Raoul Moat: The Death Of a Lonely Man

Daft Old Duffer’s been busy on the keyboard this weekend. Ed

The Death Of a Lonely ManAm I alone in feeling a sneaky sympathy for the murderer Raoul Moat?

Yes, I know he had a history of violence and yes, I know he shot down a man in cold blood.

But what worries me is how he came to this state where the only way out he could see was to kill and then commit suicide.

He seems to have been a normal enough child, so what set him on the path of body building, steroids and macho swaggering?

Muscles
Did he think, as so many young men do, that muscles and aggressive behaviour would bring him admiration, from men and women?

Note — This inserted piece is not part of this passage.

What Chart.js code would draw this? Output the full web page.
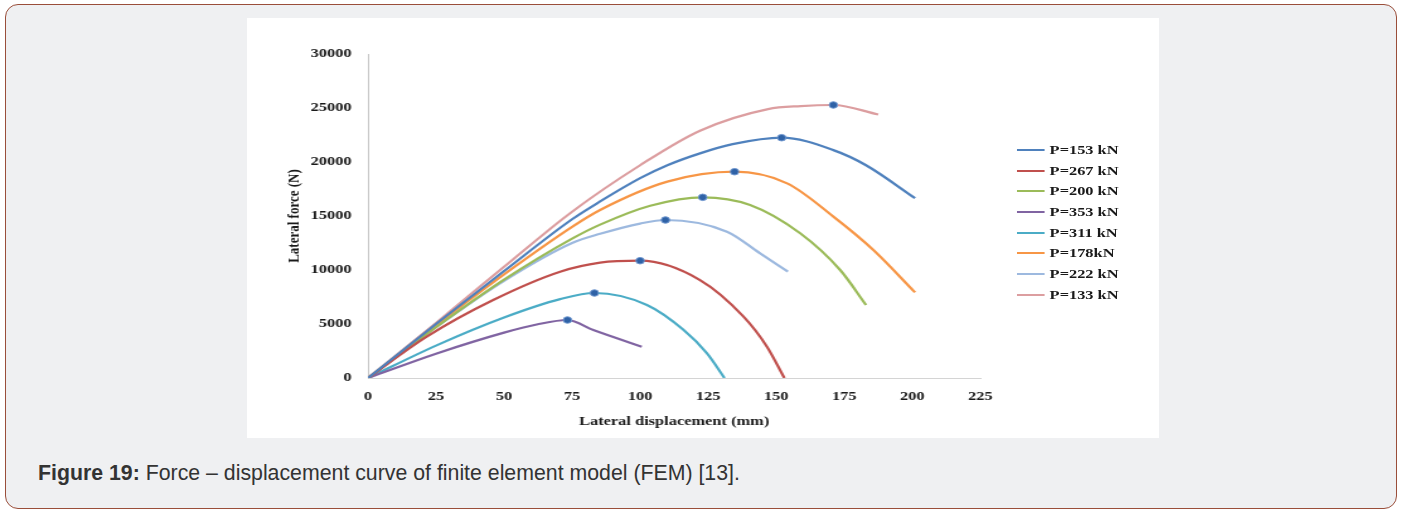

And when, finding that instead, his carefully fostered physical appearance provoked reactions of fear, did he think, well, to hell with them then, now I’ll really show them?

Did his many brushes with the police result directly from this immature posturing rather than from any actual criminal act?

Certainly his final act of violence seems to have been provoked not by any such criminal intent but because he found his girl consorting with another man.

The act of a lonely, in-love man shocked by his pain and reacting in the only way he knew.

Significant
I find it significant that, on the run, he declared he had no intention of harming anyone outside the police that he regarded as his unjust persecutors, I think that was a cry for a lonely person pleading for some understanding, some help.

Saying, in effect – see, I’m not an animal – I’m normal. I don’t want to hurt anyone except those who want to hurt me.

And when that cry went unanswered – even by his own mother – again the reaction – alright then, so you’re all against me. You’d all better watch out in that case.

Desperate man
Let us not forget this desperate man must have had opportunity after opportunity to shoot a policeman.

But, despite his threats to do just that, the only person he shot in the end was himself.